The Need for Character Beyond Law

Yet even a jury system cannot succeed without character. As Alexis de Tocqueville warned in Democracy in America, democracies survive not by laws alone but by the “habits of the heart”—civic virtue and moral conscience. Nigeria borrowed constitutional democracy from the West but neglected the culture of integrity that sustains them.

This is why even after conviction abroad, James Ibori remains an influential political ally to many – even to the President.

It is why looters under trial are still celebrated at political rallies.

Until Nigerians rebuild a culture of honesty, discipline, and accountability, laws—no matter how well designed—will continue to be twisted.

Therefore, reform must begin with character formation. At home, parents must instill honesty and discipline. In schools, civic education and ethics must complement academics. In public life, leaders must model integrity instead of impunity. A people without conscience will always twist the law to serve themselves.

The Way Forward

Nigeria must see its laws as tools to uphold good character and social norms, not as shields for impunity. This requires multiple reforms. First, citizens must demand that due process serves the common good, not criminals. A vigilant public, supported by civil society and the media, is the strongest antidote to legal manipulation.

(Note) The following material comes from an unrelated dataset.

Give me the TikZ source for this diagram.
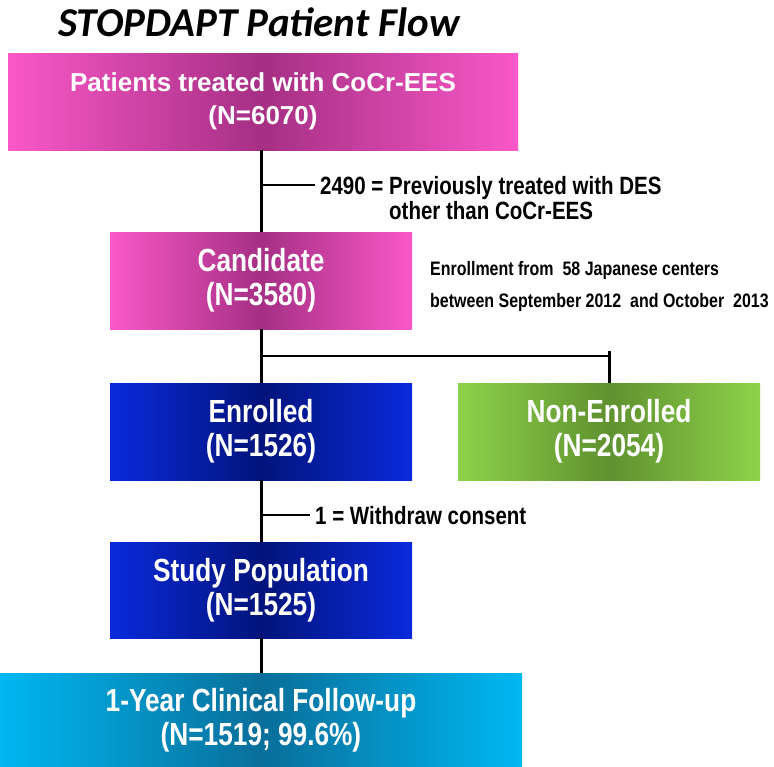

Second, the adoption of a jury system should be considered. By democratizing justice, it will weaken the stranglehold of the legal profession and restore credibility to the courts. Third, accountability within the legal profession must be strengthened. The Nigerian Bar Association (NBA) and National Judicial Council (NJC) must sanction practitioners who deliberately frustrate justice through technicalities and endless adjournments.

Finally, Nigeria must reconsider the role of the Attorney-General. Some within the NBA propose splitting the office from that of the Minister of Justice. While attractive, this risks further bloating political offices. A better approach is to allow senior civil servants in the Ministry of Justice to handle administrative duties, leaving the Attorney-General to focus strictly on legal and prosecutorial responsibilities. Structural reform, however, will only succeed if the office is occupied by men and women of conscience, resistant to political interference.

Conclusion

Dr. Ezekwesili’s challenge to Nigerian lawyers is ultimately a challenge to all Nigerians. We cannot continue trading the noble profession of law for political convenience and self-enrichment while 133 million citizens languish in poverty. A democracy without conscience is a democracy in name only.

If Nigeria is to survive, its legal profession must rediscover its duty as the conscience of the nation. And the people must demand a justice system that reflects not just technical law, but the moral will of society. Laws are meant to uphold character. Without character, even the best laws will fail.

Dr Olarinre Salako, a native of Oyo Town, writes from Texas, USA. He is a multidisciplinary scientist with expertise in energy, oil and gas, automotive, data analytics, and artificial intelligence. He is also an opinion writer, passionate about Nigerian nation building.